Ok; so they’re not always round,
and they’re not always blue.
Synonymous with London
During our most recent visit to London, we thought it was time to find out the historical significance of these eye-catching blue commemorations and search out some of our favourites.
Now, just as a piece of knowledge, there are quite a few blue plaques that are not classed as ‘official’.
Not that they don’t provide interesting facts, but they have not been awarded by English Heritage or one of its three predecessors.
Over 150 years
London’s blue plaque scheme has been in existence since 1866 and was the initiative of William Ewart MP.
The original scheme was run by The (Royal) Society of Arts from 1866 to 1901, during which time 35 were erected. Unfortunately, less than half of these now remain, which has often been due to the demolition of the building.
Then it was blue
Then came the London County Council and they ran the scheme from 1901 to 1965. During this time, various colours and designs were used, however, it wasn’t until 1921 that the ceramic blue plaque was settled upon.
In 1965, the London County Council disbanded and transitioned into Greater London Council, who then became the schemes successor. The GLC ran it from 1965 to 1985 and broadened the project out into Greater London towns.
They presented a total of 262 plaques during this period and extended the scheme to include significant events and not just people.
Dare to find all 900+!
Since 1986 the blue plaque governorship is in the safe hands of English Heritage. They have currently awarded over 360 which brings a total throughout London to be over 900.
In 1998, English Heritage decided to create a pilot programme across other parts of England. During 2000 to 2005, 34 plaques were awarded.
In 2007, after review, it was decided that local councils and organisations would manage their own schemes.
However, it has inspired many similar initiatives in the UK and around the world.

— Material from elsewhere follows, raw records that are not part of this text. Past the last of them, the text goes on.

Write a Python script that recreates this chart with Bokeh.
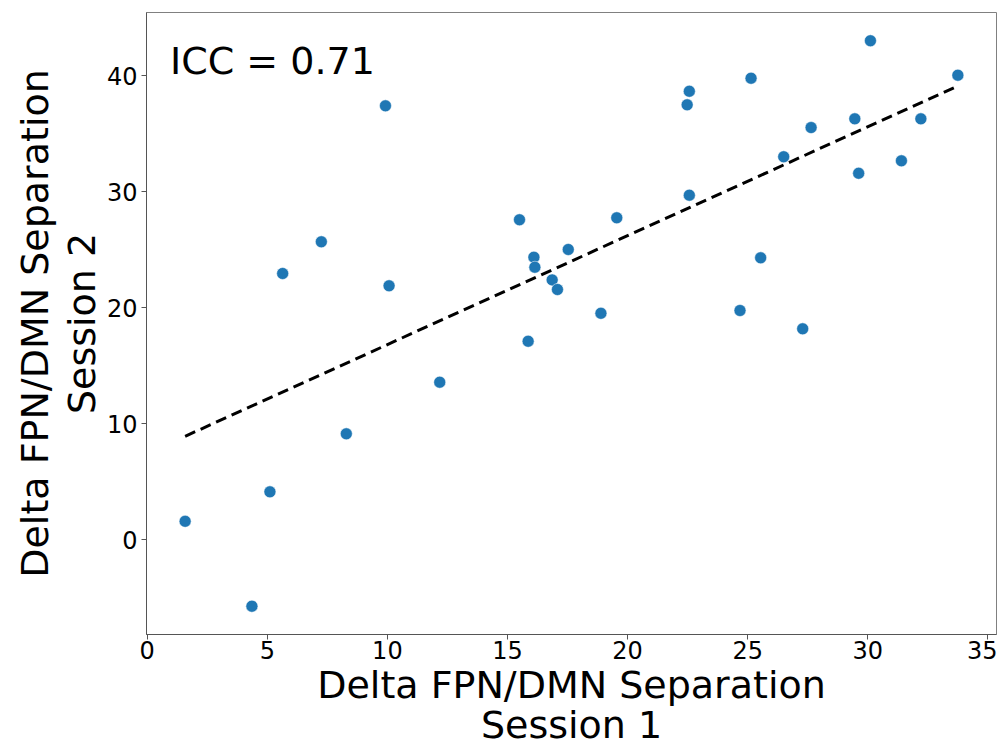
import numpy as np
from bokeh.plotting import figure
from bokeh.models import Title, Label, Range1d, FixedTicker
from bokeh.embed import file_html
from bokeh.resources import INLINE

session1 = [9.92, 15.5, 7.25, 5.64, 10.07, 16.1, 16.14, 16.86, 17.08, 17.53,
            30.11, 25.14, 33.75, 22.57, 22.48, 29.46, 32.21, 27.64, 26.5, 31.4,
            29.62, 22.57, 19.55, 25.54, 24.68, 18.89, 27.29, 15.86, 12.18, 8.29,
            5.11, 1.58, 4.36]
session2 = [37.41, 27.59, 25.69, 22.96, 21.9, 24.36, 23.5, 22.41, 21.58, 25.03,
            43.02, 39.79, 40.05, 38.67, 37.5, 36.29, 36.29, 35.54, 33.02, 32.67,
            31.6, 29.71, 27.76, 24.31, 19.77, 19.53, 18.19, 17.12, 13.59, 9.14,
            4.14, 1.6, -5.72]
x_ticks = [0, 5, 10, 15, 20, 25, 30, 35]
y_ticks = [0, 10, 20, 30, 40]
icc_text = "ICC = 0.71"
xlabel = ["Delta FPN/DMN Separation", "Session 1"]
ylabel = ["Delta FPN/DMN Separation", "Session 2"]

FONT = "DejaVu Sans"

x = np.array(session1)
y = np.array(session2)
slope, intercept = np.polyfit(x, y, 1)
fx = np.array([x.min(), x.max()])
fy = slope * fx + intercept

xpad = 0.05 * (x.max() - x.min())
ypad = 0.05 * (y.max() - y.min())

p = figure(output_backend="svg", toolbar_location=None,
           frame_width=850, frame_height=622,
           x_range=Range1d(x.min() - xpad, x.max() + xpad),
           y_range=Range1d(y.min() - ypad, y.max() + ypad),
           min_border_left=146, min_border_top=12, min_border_right=1,
           min_border_bottom=113)

p.grid.visible = False
p.outline_line_color = "#808080"
p.outline_line_width = 1

for ax in (p.xaxis[0], p.yaxis[0]):
    ax.axis_line_color = "#555555"
    ax.major_tick_line_color = "#555555"
    ax.major_tick_out = 5
    ax.major_tick_in = 0
    ax.minor_tick_line_color = None
    ax.major_label_text_font = FONT
    ax.major_label_text_font_size = "24px"
    ax.major_label_text_color = "black"

p.xaxis[0].ticker = FixedTicker(ticks=x_ticks)
p.yaxis[0].ticker = FixedTicker(ticks=y_ticks)
p.xaxis[0].major_label_standoff = 1
p.yaxis[0].major_label_standoff = 4

p.line(fx, fy, line_color="black", line_width=3, line_dash="11 6")
p.scatter(x, y, size=12, fill_color="#1f77b4", line_color="white", line_width=0.5)

p.add_layout(Label(x=0.95, y=41.3, text=icc_text, text_font=FONT, text_font_size="38px",
                   text_baseline="alphabetic", text_color="black"))

def title(t, standoff=0):
    return Title(text=t, align="center", text_font=FONT, text_font_size="38px",
                 text_font_style="normal", text_color="black", standoff=standoff)

p.add_layout(title(xlabel[0], standoff=-2), "below")
p.add_layout(title(xlabel[1], standoff=-9), "below")
p.add_layout(title(ylabel[1]), "left")
p.add_layout(title(ylabel[0], standoff=2), "left")

open("out.html", "w").write(file_html(p, INLINE))
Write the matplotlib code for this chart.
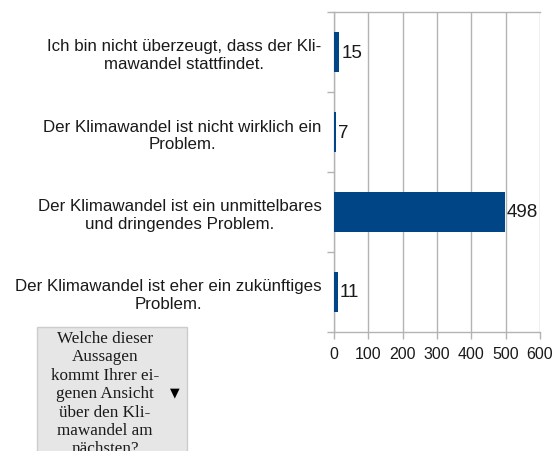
import matplotlib
matplotlib.use("Agg")

import matplotlib.pyplot as plt
import matplotlib.patches as mpatches

# ── data ──────────────────────────────────────────────────────────────────────
categories = [
    "Ich bin nicht überzeugt, dass der Kli-\nmawandel stattfindet.",
    "Der Klimawandel ist nicht wirklich ein\nProblem.",
    "Der Klimawandel ist ein unmittelbares\nund dringendes Problem.",
    "Der Klimawandel ist eher ein zukünftiges\nProblem.",
]
counts = [15, 7, 498, 11]
x_ticks = [0, 100, 200, 300, 400, 500, 600]
field_label = ("Welche dieser\nAussagen\nkommt Ihrer ei-\ngenen Ansicht\n"
               "über den Kli-\nmawandel am\nnächsten?")

BAR_COLOR  = "#004586"
GRID_COLOR = "#b3b3b3"
TEXT_COLOR = "#1a1a1a"

plt.rcParams["font.family"] = ["Liberation Sans", "DejaVu Sans"]

fig = plt.figure(figsize=(5.56, 4.52), dpi=100)
W, H = 556, 452
# plot area in pixels: x 334..540, y 13..333 (from top)
ax = fig.add_axes([334 / W, 1 - 333 / H, (540 - 334) / W, (333 - 13) / H])

n = len(categories)
ypos = list(range(n))
ax.barh(ypos, counts, height=0.5, color=BAR_COLOR, zorder=3)
ax.set_ylim(n - 0.5, -0.5)
ax.set_xlim(0, 600)

for y, v in zip(ypos, counts):
    ax.text(v + 6, y, str(v), va="center", ha="left", fontsize=13.5,
            color=TEXT_COLOR)

# category labels
ax.set_yticks(ypos)
ax.set_yticklabels(categories, fontsize=12.2, color=TEXT_COLOR,
                   multialignment="center", linespacing=1.2)
ax.tick_params(axis="y", which="major", length=0, pad=9)
ax.set_yticks([i - 0.5 for i in range(n + 1)], minor=True)
ax.tick_params(axis="y", which="minor", length=5, width=1, color=GRID_COLOR,
               direction="out")

# value axis
ax.set_xticks(x_ticks)
ax.set_xticklabels([str(t) for t in x_ticks], fontsize=11.5, color=TEXT_COLOR)
ax.tick_params(axis="x", length=5, width=1, color=GRID_COLOR, pad=5)
ax.grid(axis="x", color=GRID_COLOR, linewidth=1, zorder=0)
ax.set_axisbelow(True)

for side in ["left", "bottom", "top"]:
    ax.spines[side].set_color(GRID_COLOR)
    ax.spines[side].set_linewidth(1)
ax.spines["right"].set_visible(False)

# field button box (pivot-table style)
box = mpatches.Rectangle((37 / W, 1 - 460 / H), 150 / W, 132 / H,
                         transform=fig.transFigure, facecolor="#e6e6e6",
                         edgecolor="#cccccc", linewidth=1)
fig.patches.append(box)
fig.text(105 / W, 1 - 331 / H, field_label, ha="center", va="top",
         fontsize=12.3, family=["Liberation Serif", "DejaVu Serif"],
         color=TEXT_COLOR, linespacing=1.2, multialignment="center")
fig.text(175 / W, 1 - 393 / H, "▼", ha="center", va="center", fontsize=9,
         color="black", family=["DejaVu Sans"])

fig.savefig("out.png", dpi=100, facecolor="white")
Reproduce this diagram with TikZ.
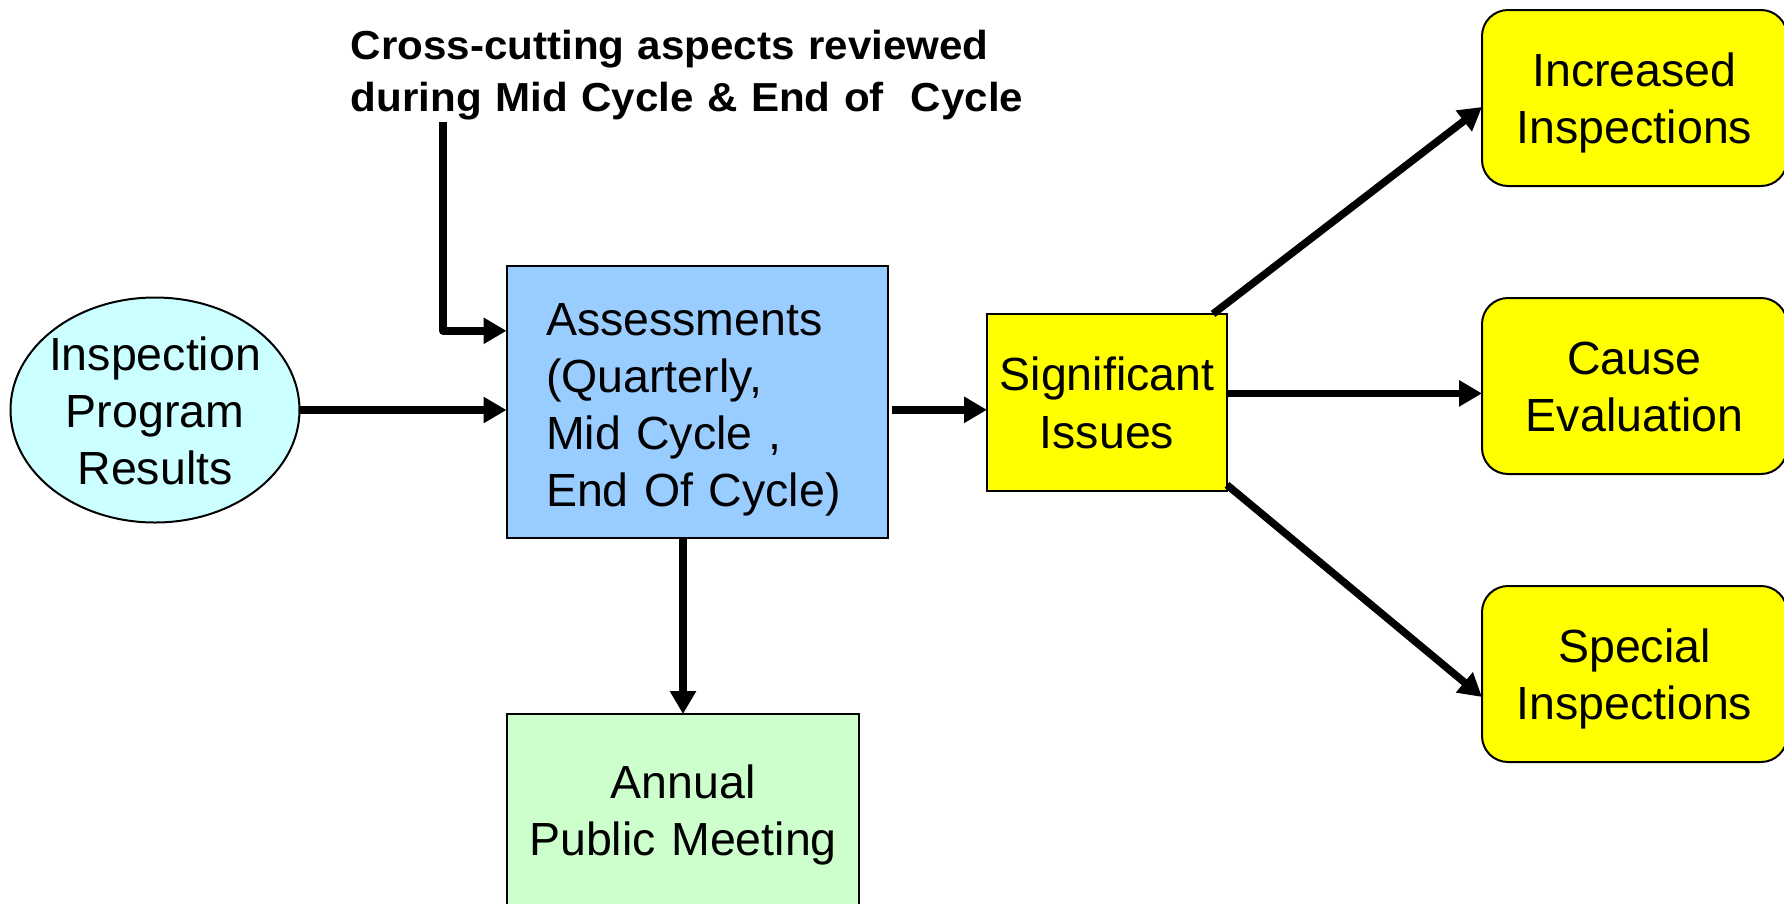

We came across a blue plaque in Ronda, Spain.
Although the scheme is now only run in Greater London, the City of London is an exception and runs its own arrangement.
In 1879, the Royal Society of Arts handed this role over to the Corporation of the City of London, who have their own blue tablet design. Prior to the handover one RSA plaque still remains within the ‘City’, and this is to Dr. Samuel Johnson, which was erected in 1876 and is brown.
As of April 2013, there are around 160 commemorative plaques within the historical ‘square mile’.
My favourite plaque is for Antonio Canal AKA. Canaletto, I didn’t realise that the fantastic Venetian Painter lived in Soho for nine years.
Blue & Round???
As I mentioned the plaques are not always blue and not always round, here are a couple we discovered.
Many other bodies, such as local councils and societies also put up their own commemorative plaques in London, using different criteria to English Heritage.
Here are a few we found.
If you’d like to nominate someone for an official Blue Plaque, here is the strict criteria you need to adhere to;
- At least 20 years must have passed since a candidate’s death.
- At least one building associated with the figure must survive within Greater London (but outside the City of London, which has its own scheme).
- The building must survive in a form that the commemorated person would have recognised, and be visible from a public highway.
- Buildings with many personal associations, such as churches, schools and theatres, are not normally considered for plaques.
- No more than two plaques are allowed on one building.
- Nominations to commemorate buildings that have historical significance for an event, or a group of individuals, will be considered as resources allow.
You can have your own
A quick search of Google revealed you can create your very own Blue Plaque. Oh dear, in the words of Carly Simon – “you’re so vain” 😉
Inspired to seek out the Blue Plaques?
Something to look out for when you’re in London.